— begin —

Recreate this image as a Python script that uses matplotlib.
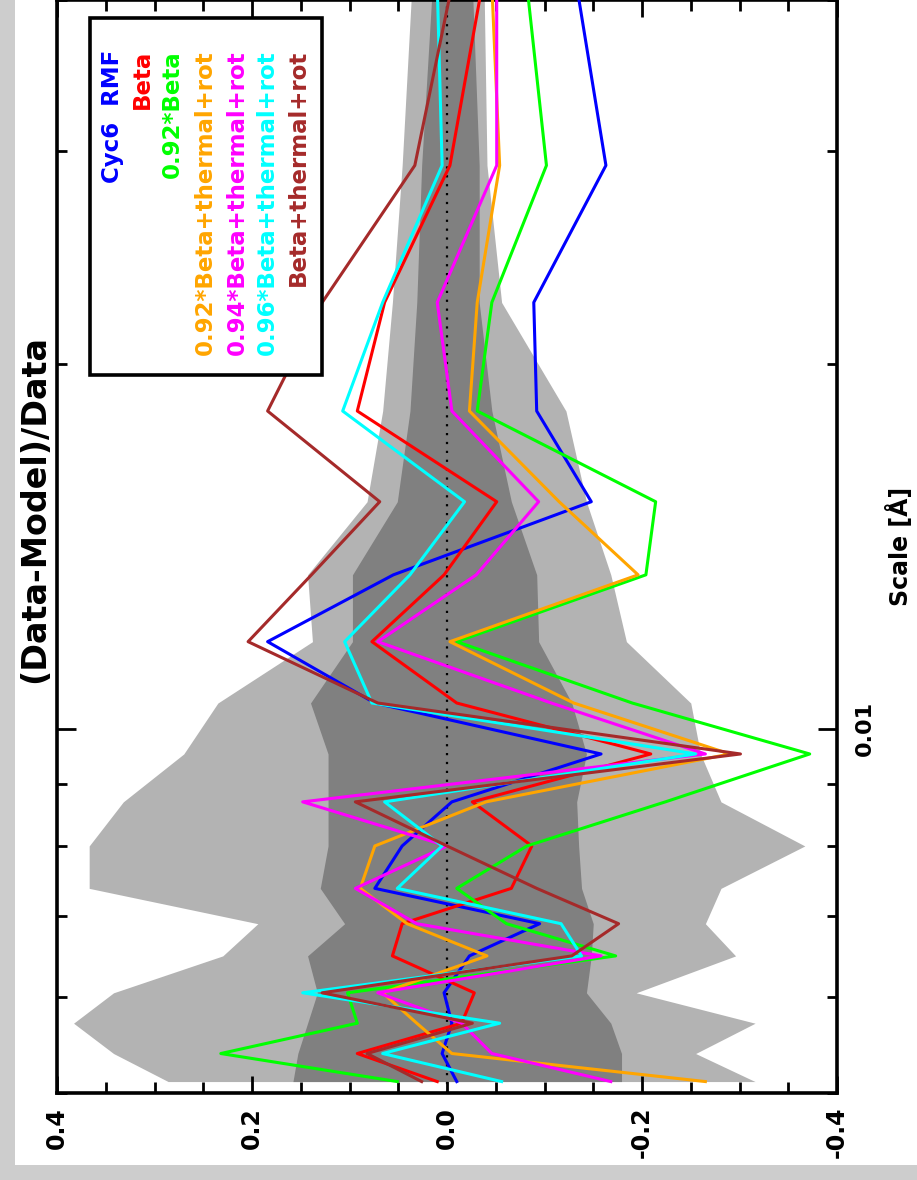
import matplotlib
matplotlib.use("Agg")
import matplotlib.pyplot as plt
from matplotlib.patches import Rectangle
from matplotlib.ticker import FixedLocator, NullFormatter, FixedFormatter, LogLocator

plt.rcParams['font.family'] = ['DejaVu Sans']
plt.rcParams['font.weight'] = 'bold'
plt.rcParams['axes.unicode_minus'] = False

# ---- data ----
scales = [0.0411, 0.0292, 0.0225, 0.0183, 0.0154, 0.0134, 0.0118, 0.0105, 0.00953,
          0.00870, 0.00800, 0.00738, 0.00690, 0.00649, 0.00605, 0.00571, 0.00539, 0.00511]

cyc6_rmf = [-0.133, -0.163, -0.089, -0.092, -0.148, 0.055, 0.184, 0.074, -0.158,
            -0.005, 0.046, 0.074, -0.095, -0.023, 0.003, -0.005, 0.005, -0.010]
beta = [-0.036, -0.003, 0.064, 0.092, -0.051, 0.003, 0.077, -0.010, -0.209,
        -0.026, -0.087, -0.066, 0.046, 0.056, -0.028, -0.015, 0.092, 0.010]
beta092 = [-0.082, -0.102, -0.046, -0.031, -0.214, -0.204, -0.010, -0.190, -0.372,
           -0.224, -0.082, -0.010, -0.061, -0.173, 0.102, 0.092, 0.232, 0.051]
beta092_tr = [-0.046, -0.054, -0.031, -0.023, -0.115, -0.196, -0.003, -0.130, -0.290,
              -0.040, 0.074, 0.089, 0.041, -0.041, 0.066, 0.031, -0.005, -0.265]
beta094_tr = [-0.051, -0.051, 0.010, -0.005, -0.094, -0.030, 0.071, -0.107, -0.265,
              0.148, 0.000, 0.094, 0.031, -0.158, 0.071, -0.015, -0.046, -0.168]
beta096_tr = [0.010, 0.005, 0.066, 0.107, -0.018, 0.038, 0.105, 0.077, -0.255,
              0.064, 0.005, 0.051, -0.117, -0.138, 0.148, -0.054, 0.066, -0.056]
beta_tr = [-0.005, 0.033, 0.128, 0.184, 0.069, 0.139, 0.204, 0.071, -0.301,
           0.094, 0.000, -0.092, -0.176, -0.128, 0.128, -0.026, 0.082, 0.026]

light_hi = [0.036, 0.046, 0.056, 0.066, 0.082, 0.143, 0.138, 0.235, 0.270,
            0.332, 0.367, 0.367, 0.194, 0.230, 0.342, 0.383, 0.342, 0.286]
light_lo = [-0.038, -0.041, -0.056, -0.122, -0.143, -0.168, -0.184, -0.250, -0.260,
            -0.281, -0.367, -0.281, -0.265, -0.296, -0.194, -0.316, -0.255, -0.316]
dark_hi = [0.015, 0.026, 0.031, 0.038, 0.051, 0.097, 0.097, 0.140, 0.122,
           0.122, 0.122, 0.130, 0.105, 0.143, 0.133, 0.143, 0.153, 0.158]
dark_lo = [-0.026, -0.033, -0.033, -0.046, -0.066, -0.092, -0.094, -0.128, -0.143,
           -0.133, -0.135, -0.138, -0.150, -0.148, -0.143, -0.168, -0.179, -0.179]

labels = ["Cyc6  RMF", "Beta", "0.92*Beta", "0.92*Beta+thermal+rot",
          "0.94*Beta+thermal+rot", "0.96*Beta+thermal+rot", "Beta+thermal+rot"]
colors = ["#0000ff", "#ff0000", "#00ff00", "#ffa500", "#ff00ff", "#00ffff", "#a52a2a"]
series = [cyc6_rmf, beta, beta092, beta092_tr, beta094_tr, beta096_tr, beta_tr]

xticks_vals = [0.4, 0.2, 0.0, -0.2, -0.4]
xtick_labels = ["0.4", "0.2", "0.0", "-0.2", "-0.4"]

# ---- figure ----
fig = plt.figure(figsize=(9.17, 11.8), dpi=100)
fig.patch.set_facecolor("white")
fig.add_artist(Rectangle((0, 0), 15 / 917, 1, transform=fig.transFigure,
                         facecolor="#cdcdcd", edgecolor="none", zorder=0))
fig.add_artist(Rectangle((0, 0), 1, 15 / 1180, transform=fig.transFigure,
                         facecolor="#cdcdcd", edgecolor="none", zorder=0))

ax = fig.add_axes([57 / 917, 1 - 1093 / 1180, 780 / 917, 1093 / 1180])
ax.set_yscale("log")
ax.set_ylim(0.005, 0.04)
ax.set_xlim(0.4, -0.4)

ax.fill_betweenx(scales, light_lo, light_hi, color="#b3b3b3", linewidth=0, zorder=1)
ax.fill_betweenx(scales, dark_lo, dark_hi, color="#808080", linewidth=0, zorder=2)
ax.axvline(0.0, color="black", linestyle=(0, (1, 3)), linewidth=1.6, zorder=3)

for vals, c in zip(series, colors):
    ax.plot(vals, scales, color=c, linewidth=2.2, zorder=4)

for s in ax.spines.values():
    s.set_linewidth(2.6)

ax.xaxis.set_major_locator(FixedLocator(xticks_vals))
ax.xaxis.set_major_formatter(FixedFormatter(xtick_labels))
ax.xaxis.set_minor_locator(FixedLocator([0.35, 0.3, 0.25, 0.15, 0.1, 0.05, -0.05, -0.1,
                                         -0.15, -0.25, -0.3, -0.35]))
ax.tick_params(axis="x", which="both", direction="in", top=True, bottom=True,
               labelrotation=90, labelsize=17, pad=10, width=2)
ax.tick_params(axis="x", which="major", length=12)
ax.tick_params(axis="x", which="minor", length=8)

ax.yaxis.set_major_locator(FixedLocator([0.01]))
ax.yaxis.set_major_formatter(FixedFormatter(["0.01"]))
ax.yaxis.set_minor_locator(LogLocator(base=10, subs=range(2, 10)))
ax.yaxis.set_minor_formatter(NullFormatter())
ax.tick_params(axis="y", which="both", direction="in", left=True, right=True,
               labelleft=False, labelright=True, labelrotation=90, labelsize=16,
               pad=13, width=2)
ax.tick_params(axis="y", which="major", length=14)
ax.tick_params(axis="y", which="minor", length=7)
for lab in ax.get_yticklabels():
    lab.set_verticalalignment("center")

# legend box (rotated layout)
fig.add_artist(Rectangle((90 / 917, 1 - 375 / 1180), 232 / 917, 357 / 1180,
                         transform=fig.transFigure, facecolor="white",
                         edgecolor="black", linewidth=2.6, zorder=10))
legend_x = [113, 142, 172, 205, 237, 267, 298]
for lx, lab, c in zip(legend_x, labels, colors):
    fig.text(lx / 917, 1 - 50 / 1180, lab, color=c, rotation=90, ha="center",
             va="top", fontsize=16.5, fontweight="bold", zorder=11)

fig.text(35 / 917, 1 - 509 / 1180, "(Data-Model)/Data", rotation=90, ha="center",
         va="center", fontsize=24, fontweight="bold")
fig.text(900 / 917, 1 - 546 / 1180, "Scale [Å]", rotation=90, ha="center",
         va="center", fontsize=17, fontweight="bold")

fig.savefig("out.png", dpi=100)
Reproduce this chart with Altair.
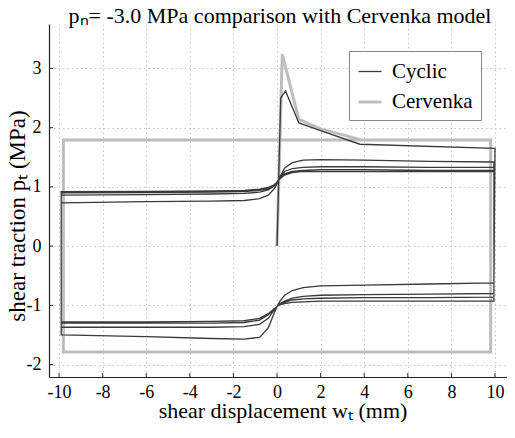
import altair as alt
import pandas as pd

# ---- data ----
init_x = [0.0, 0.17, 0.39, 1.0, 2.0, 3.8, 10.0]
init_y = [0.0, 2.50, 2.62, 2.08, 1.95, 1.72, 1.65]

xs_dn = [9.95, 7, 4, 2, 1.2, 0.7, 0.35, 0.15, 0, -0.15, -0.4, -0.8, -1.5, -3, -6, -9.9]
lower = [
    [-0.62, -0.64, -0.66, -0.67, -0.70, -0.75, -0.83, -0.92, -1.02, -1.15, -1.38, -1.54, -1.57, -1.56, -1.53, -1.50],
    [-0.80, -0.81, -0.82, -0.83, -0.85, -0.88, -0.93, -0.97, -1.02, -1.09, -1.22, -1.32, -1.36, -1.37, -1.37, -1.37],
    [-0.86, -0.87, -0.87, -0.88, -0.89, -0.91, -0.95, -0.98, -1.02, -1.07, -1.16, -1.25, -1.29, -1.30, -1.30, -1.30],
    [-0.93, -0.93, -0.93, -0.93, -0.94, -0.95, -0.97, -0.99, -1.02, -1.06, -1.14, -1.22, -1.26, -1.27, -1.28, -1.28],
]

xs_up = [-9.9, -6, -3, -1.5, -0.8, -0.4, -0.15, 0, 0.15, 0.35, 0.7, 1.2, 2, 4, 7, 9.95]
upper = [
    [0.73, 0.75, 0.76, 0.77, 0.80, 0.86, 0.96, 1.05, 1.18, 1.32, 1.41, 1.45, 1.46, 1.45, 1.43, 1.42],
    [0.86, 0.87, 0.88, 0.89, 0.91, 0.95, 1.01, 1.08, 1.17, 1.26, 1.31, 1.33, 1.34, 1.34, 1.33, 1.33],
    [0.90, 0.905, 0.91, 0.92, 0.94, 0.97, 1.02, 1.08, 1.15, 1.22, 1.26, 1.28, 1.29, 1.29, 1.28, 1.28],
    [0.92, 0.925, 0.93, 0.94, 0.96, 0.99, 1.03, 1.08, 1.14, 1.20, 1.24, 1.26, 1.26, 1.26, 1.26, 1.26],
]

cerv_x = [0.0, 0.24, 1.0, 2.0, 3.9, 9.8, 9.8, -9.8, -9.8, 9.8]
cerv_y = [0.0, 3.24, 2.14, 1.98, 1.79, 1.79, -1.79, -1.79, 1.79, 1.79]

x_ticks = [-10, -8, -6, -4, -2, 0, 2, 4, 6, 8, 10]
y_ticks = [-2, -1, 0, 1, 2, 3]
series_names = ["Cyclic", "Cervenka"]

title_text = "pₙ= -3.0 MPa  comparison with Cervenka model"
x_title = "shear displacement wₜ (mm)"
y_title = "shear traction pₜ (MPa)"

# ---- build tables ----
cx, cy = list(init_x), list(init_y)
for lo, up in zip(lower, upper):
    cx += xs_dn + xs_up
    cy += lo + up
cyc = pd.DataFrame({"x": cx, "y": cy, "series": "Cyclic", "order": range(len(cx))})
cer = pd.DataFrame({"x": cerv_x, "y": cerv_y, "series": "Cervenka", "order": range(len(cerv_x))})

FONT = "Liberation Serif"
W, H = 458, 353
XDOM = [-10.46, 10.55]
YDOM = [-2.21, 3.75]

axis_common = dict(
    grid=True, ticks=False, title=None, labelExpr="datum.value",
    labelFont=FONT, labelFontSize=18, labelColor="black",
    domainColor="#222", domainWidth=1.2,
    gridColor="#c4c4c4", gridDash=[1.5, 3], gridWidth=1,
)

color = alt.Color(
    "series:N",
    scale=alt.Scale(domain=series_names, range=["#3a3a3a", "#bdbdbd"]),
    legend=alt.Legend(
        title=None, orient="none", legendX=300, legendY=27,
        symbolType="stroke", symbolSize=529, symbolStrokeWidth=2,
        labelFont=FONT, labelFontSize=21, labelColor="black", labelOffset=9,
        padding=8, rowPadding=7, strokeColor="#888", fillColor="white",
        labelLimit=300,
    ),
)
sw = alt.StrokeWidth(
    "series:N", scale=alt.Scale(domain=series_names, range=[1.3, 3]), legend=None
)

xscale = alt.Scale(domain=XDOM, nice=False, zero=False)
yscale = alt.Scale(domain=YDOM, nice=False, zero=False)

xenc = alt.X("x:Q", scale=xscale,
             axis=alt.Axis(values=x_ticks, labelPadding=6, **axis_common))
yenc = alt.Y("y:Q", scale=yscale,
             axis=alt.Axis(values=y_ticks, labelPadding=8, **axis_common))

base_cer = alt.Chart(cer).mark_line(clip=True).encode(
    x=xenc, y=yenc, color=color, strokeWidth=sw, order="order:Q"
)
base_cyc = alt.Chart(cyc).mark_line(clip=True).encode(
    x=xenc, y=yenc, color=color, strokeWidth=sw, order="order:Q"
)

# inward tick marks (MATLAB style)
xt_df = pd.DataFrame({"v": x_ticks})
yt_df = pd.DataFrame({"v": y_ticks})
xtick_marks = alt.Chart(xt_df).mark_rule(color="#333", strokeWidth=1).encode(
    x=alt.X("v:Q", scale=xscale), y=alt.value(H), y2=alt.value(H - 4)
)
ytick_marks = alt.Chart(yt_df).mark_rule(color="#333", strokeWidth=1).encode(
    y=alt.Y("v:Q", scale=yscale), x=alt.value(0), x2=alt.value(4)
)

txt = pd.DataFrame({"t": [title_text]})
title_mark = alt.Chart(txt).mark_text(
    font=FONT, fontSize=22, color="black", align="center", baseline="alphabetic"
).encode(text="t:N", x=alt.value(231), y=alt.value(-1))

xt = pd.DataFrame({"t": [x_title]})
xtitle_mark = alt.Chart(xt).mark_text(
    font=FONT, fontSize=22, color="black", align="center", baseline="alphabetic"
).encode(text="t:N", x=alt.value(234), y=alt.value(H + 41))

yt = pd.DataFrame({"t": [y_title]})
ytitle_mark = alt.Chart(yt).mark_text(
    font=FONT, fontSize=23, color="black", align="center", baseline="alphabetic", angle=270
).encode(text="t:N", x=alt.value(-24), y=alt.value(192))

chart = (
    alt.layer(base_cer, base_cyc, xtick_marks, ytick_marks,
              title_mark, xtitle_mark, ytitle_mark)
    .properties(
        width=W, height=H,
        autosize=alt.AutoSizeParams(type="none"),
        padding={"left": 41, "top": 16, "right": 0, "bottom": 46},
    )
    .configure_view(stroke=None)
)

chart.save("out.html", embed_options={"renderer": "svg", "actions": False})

— end —

■ Do this
Transcribe only the lines above that start at the line containing "Reproduce this chart with Altair." and end at the line containing "init_y = [0.0, 2.50, 2.62, 2.08, 1.95, 1.72, 1.65]". Omit pictures.

■ Correct response
Reproduce this chart with Altair.
import altair as alt
import pandas as pd

# ---- data ----
init_x = [0.0, 0.17, 0.39, 1.0, 2.0, 3.8, 10.0]
init_y = [0.0, 2.50, 2.62, 2.08, 1.95, 1.72, 1.65]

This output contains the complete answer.